Comments from Powell were hawkish and that is weighing on the market.
PRE-OPEN MARKET COMMENTS WEDNESDAY – The market tested the major moving averages last week and it bounced. Now we are likely to test them again and this time sellers will have a running start. Powell’s comments yesterday were particularly hawkish and the odds of a 50 basis point rate hike shot up to 80%. “The Street” had been pricing in a 25 basis point move. He also stated that they will consider additional tightening if it is warranted.
ISM manufacturing was a little light last week, but ISM services came in at 55.1 which is a strong reading. Last week, China’s PMI hit the highest level in a decade (52.6). That is squarely in expansion territory, but much of that rebound is due to pent up demand during their Covid-19 shutdown.
ADP came in fairly strong and 242K new jobs were added in the private sector during the month of February. I am expecting a good jobs number Friday since initial jobless claims have been low the last four weeks. Does that mean the market will rally on the news? No. The Fed has been leaning on strong employment to justify their aggressive tightening. Strong jobs reports increase the chances that they will stay on the tightening path. The good news is that the economy has been able to shoulder the interest rate hikes so far. The key to the jobs report is hourly wages. If they come in higher than .4%, that will be bearish for the market. This is the largest input cost for companies. The Beige Book will be released later today and it will provide a glimpse of regional economic growth.

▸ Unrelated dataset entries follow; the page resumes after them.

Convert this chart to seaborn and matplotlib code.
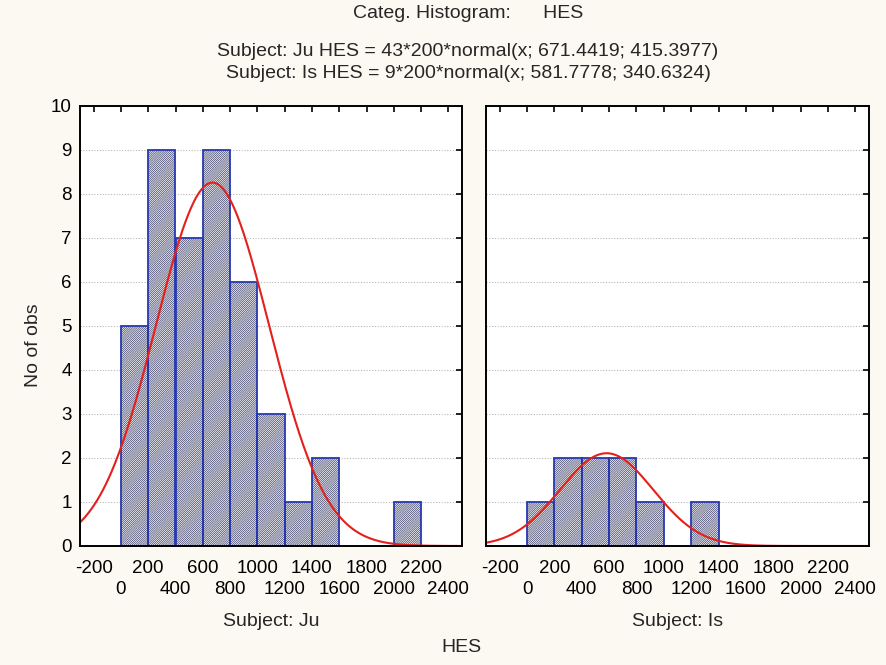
# -*- coding: utf-8 -*-
"""
    Categorized histogram of HES by subject, with fitted normal curves
"""

import numpy as np
import pandas as pd
import matplotlib
matplotlib.use("Agg")
import matplotlib.pyplot as plt
import seaborn as sns

# bin edges (width 200) and counts
bin_left = [0, 200, 400, 600, 800, 1000, 1200, 1400, 1600, 1800, 2000]
counts_ju = [5, 9, 7, 9, 6, 3, 1, 2, 0, 0, 1]
counts_is = [1, 2, 2, 2, 1, 0, 1, 0, 0, 0, 0]

# normal fit parameters from the chart subtitle: n, mean, sd
fit_ju = (43, 671.4419, 415.3977)
fit_is = (9, 581.7778, 340.6324)

# staggered x labels: upper row and lower row
xticks_top_row = [-200, 200, 600, 1000, 1400, 1800, 2200]
xticks_low_row = [0, 400, 800, 1200, 1600, 2000, 2400]
yticks = list(range(0, 11))

BG = "#fcf9f2"
EDGE = "#2638b0"
HATCH = "#3a3d66"
RED = "#e3201c"
FS = 13.5

sns.set_style("white")
plt.rcParams["font.family"] = ["Liberation Sans", "DejaVu Sans"]
plt.rcParams["hatch.linewidth"] = 0.5


def draw_panel(ax, counts, fit, show_ylabels):
    df = pd.DataFrame({"x": [b + 100 for b in bin_left], "n": counts})
    edges = bin_left + [bin_left[-1] + 200]

    # hatched fill first, then the blue outline on top
    sns.histplot(data=df, x="x", weights="n", bins=edges, ax=ax,
                 color="white", edgecolor=HATCH, linewidth=0, alpha=1,
                 hatch="/" * 16, zorder=2)
    sns.histplot(data=df, x="x", weights="n", bins=edges, ax=ax,
                 fill=False, color=EDGE, edgecolor=EDGE, linewidth=1.3, zorder=3)
    # empty bins would leave a line on the baseline
    for p in ax.patches:
        if p.get_height() == 0:
            p.set_visible(False)

    n, mu, sd = fit
    xs = np.linspace(-300, 2500, 400)
    ys = n * 200 * np.exp(-0.5 * ((xs - mu) / sd) ** 2) / (sd * np.sqrt(2 * np.pi))
    sns.lineplot(x=xs, y=ys, ax=ax, color=RED, linewidth=1.5, zorder=4)

    ax.set_xlim(-300, 2500)
    ax.set_ylim(0, 10)
    ax.set_facecolor("white")
    ax.set_xticks(xticks_top_row)
    ax.set_xticklabels([str(t) for t in xticks_top_row])
    ax.set_xticks(xticks_low_row, minor=True)
    ax.set_xticklabels([str(t) for t in xticks_low_row], minor=True)
    ax.set_yticks(yticks)
    if not show_ylabels:
        ax.set_yticklabels([])
    ax.set_xlabel("")
    ax.set_ylabel("")
    ax.tick_params(which="both", direction="in", length=4, width=1.2, top=True, right=True,
                   labelsize=FS, colors="black")
    ax.tick_params(axis="x", which="major", pad=10)
    ax.tick_params(axis="x", which="minor", pad=25)
    ax.tick_params(axis="y", pad=6)
    ax.yaxis.grid(True, linestyle=(0, (1, 1.5)), color="#b8b8b8", linewidth=0.8, zorder=0)
    ax.set_axisbelow(True)
    for s in ax.spines.values():
        s.set_color("black")
        s.set_linewidth(1.4)
        s.set_zorder(5)


fig = plt.figure(figsize=(8.86, 6.65), dpi=100, facecolor=BG)
ax1 = fig.add_axes([80 / 886, 1 - 546 / 665, 382 / 886, 440 / 665])
ax2 = fig.add_axes([486 / 886, 1 - 546 / 665, 383 / 886, 440 / 665])

draw_panel(ax1, counts_ju, fit_ju, True)
draw_panel(ax2, counts_is, fit_is, False)

cx = 468 / 886
TFS = 14
fig.text(cx, 1 - 13 / 665, "Categ. Histogram:      HES", ha="center", va="center", fontsize=TFS)
fig.text(cx, 1 - 51 / 665, "Subject: Ju HES = 43*200*normal(x; 671.4419; 415.3977)",
         ha="center", va="center", fontsize=TFS)
fig.text(cx, 1 - 74 / 665, "Subject: Is HES = 9*200*normal(x; 581.7778; 340.6324)",
         ha="center", va="center", fontsize=TFS)

fig.text(271 / 886, 1 - 622 / 665, "Subject: Ju", ha="center", va="center", fontsize=TFS)
fig.text(678 / 886, 1 - 622 / 665, "Subject: Is", ha="center", va="center", fontsize=TFS)
fig.text(461 / 886, 1 - 648 / 665, "HES", ha="center", va="center", fontsize=TFS)
fig.text(33 / 886, 1 - 345 / 665, "No of obs", ha="center", va="center", rotation=90, fontsize=TFS)

plt.savefig("out.png", dpi=100, facecolor=BG)
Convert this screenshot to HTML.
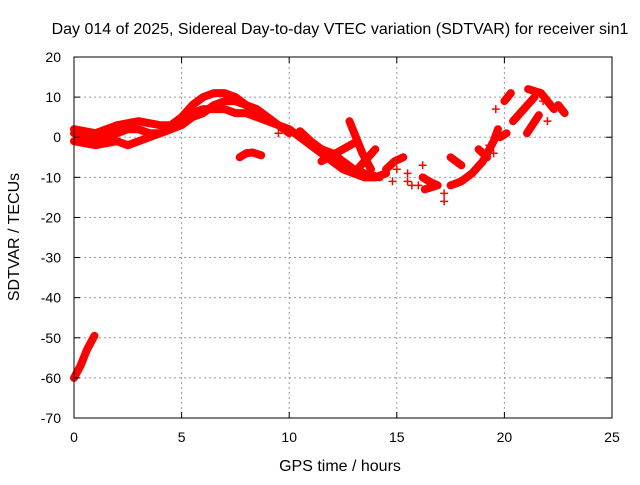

The CPI will be posted in a week (March 14th). That will be closely scrutinized and it is the next potential market speedbump or catalyst for a bounce.
The ECB is likely to raise 50 basis points on March 16th.
Today, Fed Chairman Powell will testify before Congress and we are likely to get another splash of cold water. The Fed is hawkish and they are not mincing words.
Earnings estimates for the S&P 500 have been lowered to $223 for 2023 according to Fact Set. This translates into a forward P/E of 18 and that is fairly “rich”. Stocks will need time to grow into current valuations.
Swing Traders, we will stay long the core position from SPY $409. The market tested the 200-day MA and it bounced. It could be tested again in the next two weeks. The CPI and the FOMC statement will be important. I am still neutral to slightly bullish. I favor selling out of the money bullish put spreads and I really like selling OTM naked puts on stocks I want to buy. That is a way to generate income while the market is in this bottoming phase and the strategy will force me to buy stocks I want to own at lower prices. That is one method for gradually scaling into long positions.
Day traders should favor the downside. If we see stacked red candles on heavy volume after Powell starts speaking, you can be fairly aggressive with your shorts. This would push us well below the 50-day MA. I am not expecting this. I believe the fireworks are over for now. Typically after a big market move, we get a day of rest. Buyers will try to defend the 50-day today. Sellers will have a running start at the 200-day MA and I believe it is going to be tested. We are more likely to see the next leg lower Thursday. There will be nervous jitters that the jobs report will be solid and that it will provide the Fed with more cushion to hike rates. If the next leg lower does not come Thursday, it will come Friday on a decent jobs report. That move lower could be fueled by traders who are worried about the CPI Tuesday. Either way, I am expecting a pause today and then follow through selling into the end of the week. This bounce was instantly slapped down and the likelihood of a 50 basis point rate hike has increased. That is a material change.
Support is at the 200-day MA. The 50-day MA is right at this level. Resistance is the high from Tuesday.